Mais certains décideurs européens affirment que si une Fed plus belliciste conduisait à un resserrement des conditions financières mondiales, cela pourrait renforcer les arguments en faveur d’un assouplissement dans la zone euro et ailleurs.

“Un resserrement aux Etats-Unis a un impact négatif sur l’inflation et la production dans la zone euro”, a déclaré jeudi le patron de la banque centrale italienne, Fabio Panetta, ajoutant que cela “risquerait de renforcer les arguments en faveur d’une baisse des taux plutôt que de les affaiblir”.

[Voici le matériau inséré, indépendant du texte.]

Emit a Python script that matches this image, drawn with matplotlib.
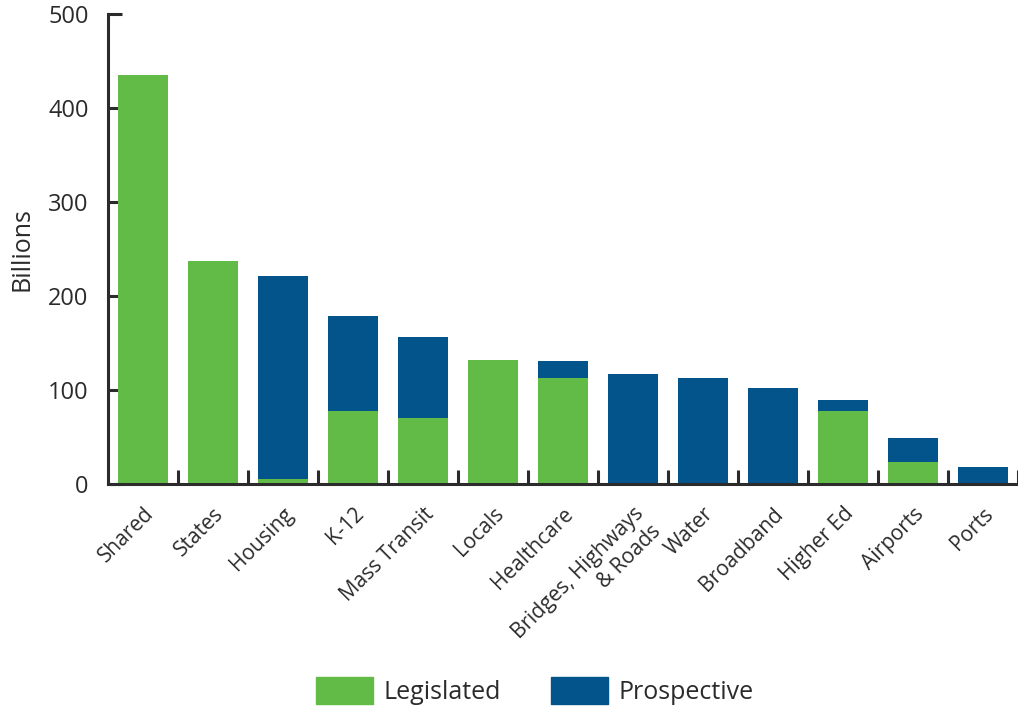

Le resserrement de la politique américaine affecte également les marchés obligataires mondiaux, le Bund allemand à 10 ans reflétant souvent les mouvements du Trésor américain à 10 ans.

BNP Paribas estime que si les rendements obligataires européens augmentaient d’un demi-point de pourcentage en raison des retombées des marchés américains, il faudrait 0,2 point de pourcentage supplémentaire de baisse des taux de la part de la BCE pour compenser l’impact du resserrement des conditions financières. De même, cela nécessiterait 0,13 point de réductions supplémentaires de la part de la BoE.

Tomasz Wieladek, de T Rowe Price à Londres, a soutenu que la BCE et la BoE « doivent s’opposer activement à ce resserrement des conditions financières mondiales afin d’aligner davantage leurs conditions financières nationales sur les fondamentaux de leurs propres économies ».